___ SOURCE MATERIAL

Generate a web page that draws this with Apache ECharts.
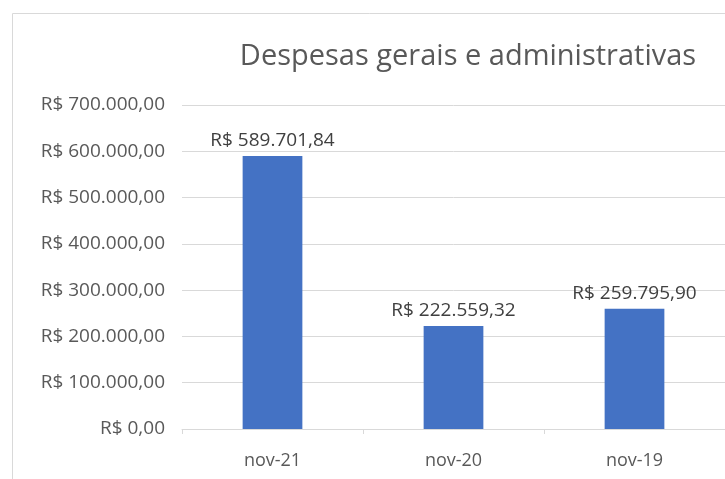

______
___ SOURCE MATERIAL

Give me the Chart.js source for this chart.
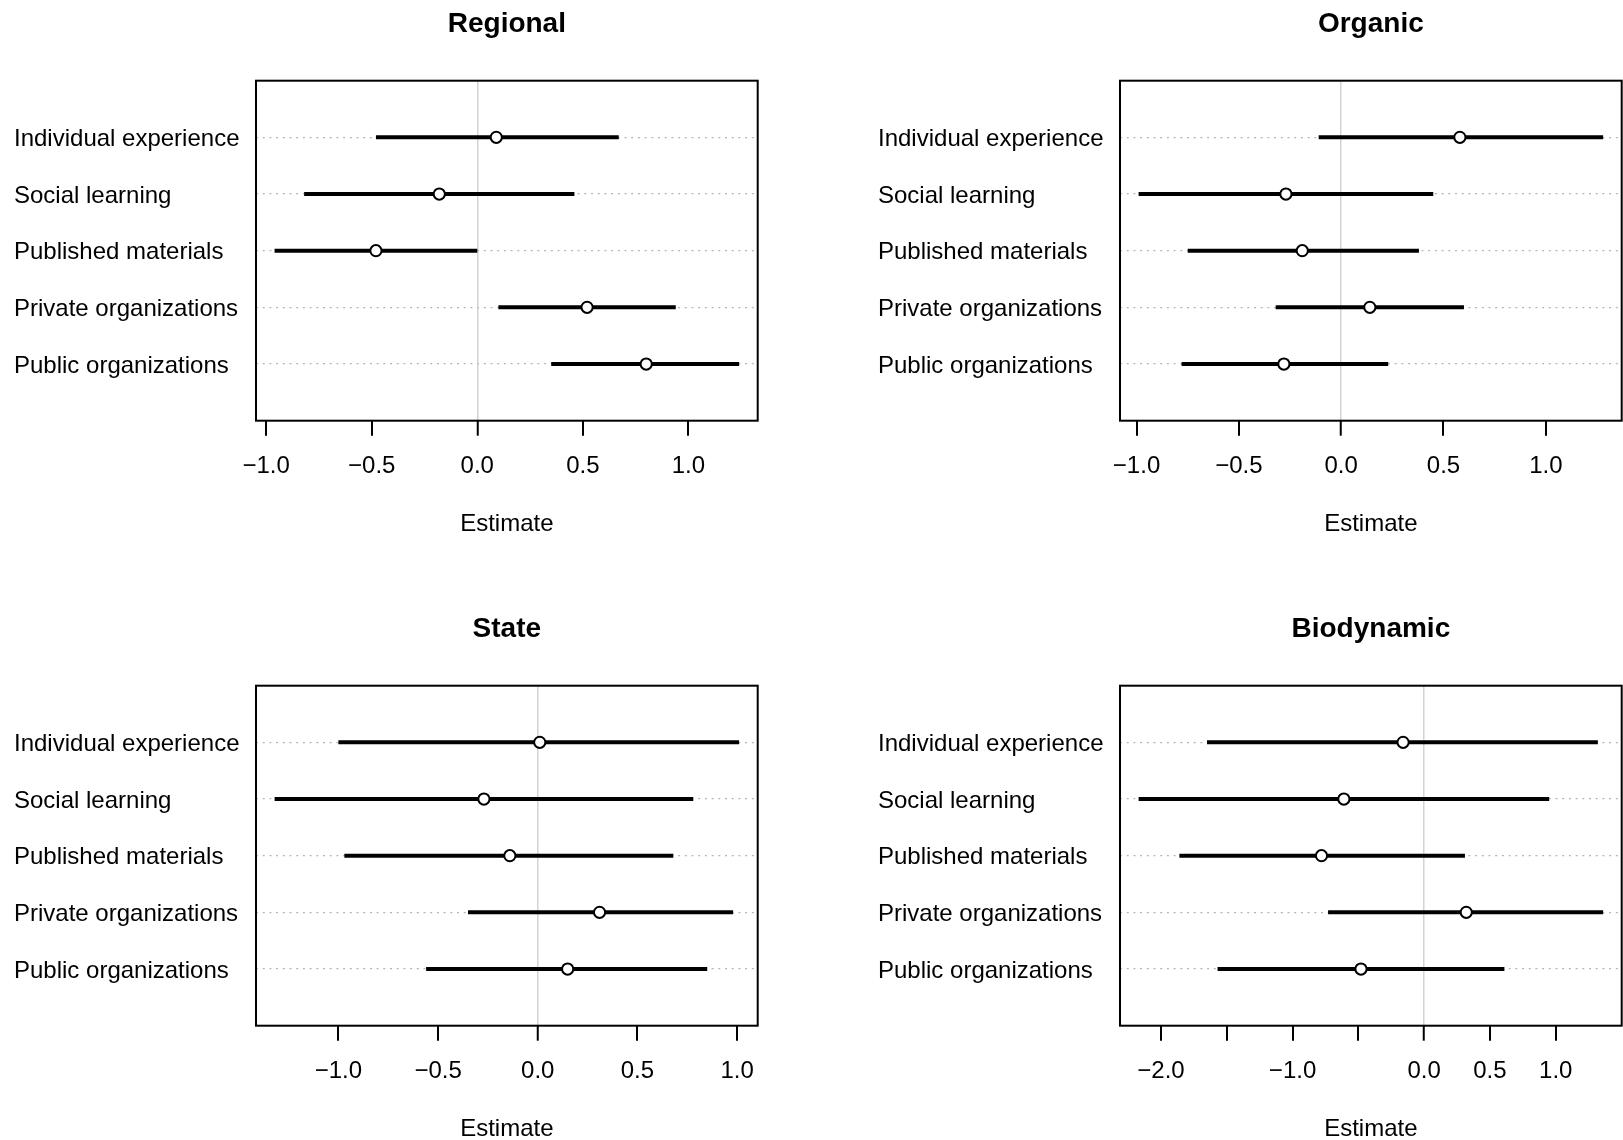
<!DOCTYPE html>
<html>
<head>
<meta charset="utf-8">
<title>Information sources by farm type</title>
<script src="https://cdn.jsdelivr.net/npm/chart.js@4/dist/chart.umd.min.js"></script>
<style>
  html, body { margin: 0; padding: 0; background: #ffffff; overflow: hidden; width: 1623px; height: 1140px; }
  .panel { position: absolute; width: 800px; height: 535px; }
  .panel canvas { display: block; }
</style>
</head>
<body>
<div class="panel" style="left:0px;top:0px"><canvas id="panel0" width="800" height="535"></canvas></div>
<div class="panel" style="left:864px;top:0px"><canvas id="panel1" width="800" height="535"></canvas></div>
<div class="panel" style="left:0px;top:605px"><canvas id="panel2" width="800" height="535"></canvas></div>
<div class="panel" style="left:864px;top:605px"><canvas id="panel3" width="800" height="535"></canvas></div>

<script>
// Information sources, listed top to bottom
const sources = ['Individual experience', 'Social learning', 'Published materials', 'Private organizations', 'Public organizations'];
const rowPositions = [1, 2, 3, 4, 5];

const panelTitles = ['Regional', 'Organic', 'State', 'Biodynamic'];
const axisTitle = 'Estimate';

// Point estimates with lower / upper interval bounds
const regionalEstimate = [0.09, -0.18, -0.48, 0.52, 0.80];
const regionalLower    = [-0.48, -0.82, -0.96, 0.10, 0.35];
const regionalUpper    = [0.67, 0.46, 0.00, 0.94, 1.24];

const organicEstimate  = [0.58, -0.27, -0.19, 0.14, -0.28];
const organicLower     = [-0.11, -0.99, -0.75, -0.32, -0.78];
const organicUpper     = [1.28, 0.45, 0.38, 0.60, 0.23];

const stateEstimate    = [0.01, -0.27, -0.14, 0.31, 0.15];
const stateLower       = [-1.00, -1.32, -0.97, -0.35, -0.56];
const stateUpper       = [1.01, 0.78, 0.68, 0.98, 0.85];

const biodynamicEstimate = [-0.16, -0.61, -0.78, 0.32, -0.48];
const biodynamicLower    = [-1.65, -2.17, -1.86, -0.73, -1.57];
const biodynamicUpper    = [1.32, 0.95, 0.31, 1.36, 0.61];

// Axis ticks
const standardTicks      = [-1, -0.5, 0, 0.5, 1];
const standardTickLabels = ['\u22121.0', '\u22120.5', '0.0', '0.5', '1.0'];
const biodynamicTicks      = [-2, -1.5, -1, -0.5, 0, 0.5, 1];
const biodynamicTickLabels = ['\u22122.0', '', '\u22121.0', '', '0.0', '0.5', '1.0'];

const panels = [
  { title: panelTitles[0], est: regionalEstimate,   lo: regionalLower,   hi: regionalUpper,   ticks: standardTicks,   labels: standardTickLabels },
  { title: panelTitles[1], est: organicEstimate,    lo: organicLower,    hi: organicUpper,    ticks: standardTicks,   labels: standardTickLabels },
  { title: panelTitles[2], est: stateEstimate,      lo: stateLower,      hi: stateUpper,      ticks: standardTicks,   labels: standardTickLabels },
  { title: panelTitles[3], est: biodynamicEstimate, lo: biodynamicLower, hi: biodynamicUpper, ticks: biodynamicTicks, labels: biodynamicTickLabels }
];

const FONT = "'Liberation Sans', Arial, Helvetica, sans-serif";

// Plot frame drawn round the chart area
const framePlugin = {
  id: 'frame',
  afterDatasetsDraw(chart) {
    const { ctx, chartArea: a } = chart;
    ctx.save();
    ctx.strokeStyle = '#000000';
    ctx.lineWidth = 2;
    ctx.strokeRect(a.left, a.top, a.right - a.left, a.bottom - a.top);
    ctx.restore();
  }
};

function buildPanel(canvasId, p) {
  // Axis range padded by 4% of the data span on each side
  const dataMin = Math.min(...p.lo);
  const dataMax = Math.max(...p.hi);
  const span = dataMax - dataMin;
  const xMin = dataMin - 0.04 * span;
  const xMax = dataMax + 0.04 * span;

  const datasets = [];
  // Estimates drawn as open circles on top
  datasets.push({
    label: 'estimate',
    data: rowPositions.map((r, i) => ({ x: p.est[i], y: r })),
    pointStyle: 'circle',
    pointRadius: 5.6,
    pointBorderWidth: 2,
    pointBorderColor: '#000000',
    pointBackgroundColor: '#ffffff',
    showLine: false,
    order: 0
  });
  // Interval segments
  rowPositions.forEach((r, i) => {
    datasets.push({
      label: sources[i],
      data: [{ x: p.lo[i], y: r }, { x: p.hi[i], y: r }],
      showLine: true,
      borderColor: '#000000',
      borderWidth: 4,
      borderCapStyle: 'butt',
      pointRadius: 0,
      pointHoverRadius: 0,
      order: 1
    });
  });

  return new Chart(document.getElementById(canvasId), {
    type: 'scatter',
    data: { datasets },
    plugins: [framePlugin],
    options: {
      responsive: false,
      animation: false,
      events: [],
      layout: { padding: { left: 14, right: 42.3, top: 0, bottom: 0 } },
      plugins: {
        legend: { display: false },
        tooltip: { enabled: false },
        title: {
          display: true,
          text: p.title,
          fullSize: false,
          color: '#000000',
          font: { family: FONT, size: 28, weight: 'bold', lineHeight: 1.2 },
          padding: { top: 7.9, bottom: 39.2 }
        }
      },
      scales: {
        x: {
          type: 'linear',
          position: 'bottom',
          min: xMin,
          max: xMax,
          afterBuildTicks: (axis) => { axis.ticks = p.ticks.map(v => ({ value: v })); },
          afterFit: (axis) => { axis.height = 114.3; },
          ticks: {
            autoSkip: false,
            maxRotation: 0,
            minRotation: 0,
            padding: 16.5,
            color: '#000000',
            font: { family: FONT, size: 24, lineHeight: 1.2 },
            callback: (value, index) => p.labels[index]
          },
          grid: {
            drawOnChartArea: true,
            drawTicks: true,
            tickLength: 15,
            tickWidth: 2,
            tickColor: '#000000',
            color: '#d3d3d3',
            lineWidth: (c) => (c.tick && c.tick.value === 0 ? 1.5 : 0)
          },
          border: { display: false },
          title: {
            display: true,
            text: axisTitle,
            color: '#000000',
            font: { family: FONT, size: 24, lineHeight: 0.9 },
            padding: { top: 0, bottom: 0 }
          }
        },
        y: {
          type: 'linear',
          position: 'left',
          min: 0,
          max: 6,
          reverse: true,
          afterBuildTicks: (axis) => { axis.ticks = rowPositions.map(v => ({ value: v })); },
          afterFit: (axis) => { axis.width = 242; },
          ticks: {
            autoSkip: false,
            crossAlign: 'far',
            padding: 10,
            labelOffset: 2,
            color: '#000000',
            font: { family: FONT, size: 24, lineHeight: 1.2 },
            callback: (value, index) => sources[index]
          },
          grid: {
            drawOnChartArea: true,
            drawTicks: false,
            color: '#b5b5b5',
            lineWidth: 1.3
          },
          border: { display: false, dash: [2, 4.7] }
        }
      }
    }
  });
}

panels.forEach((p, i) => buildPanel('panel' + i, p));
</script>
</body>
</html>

______
___ SOURCE MATERIAL

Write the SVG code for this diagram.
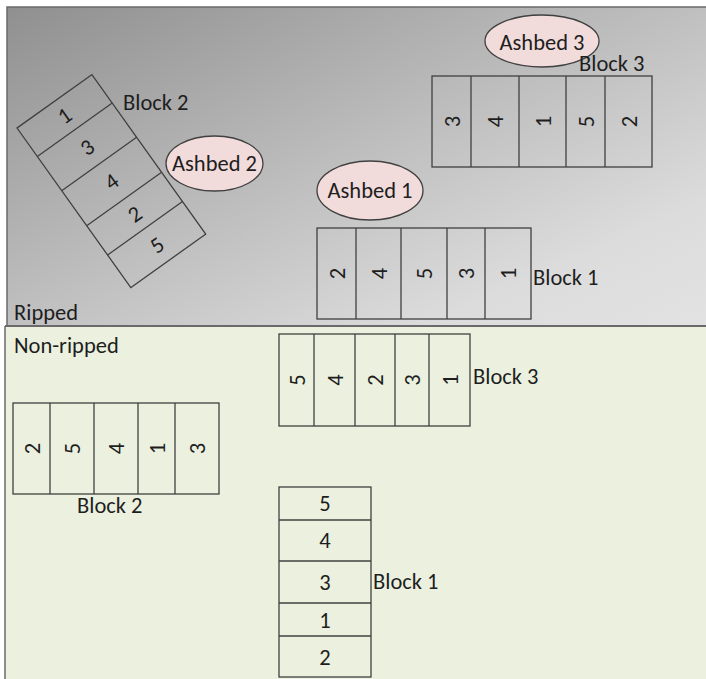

______

GIVEN INSTRUCTION:
In the records above, how many lines contain the word "this"? Give the number alone.

SOLVED EXERCISE:
3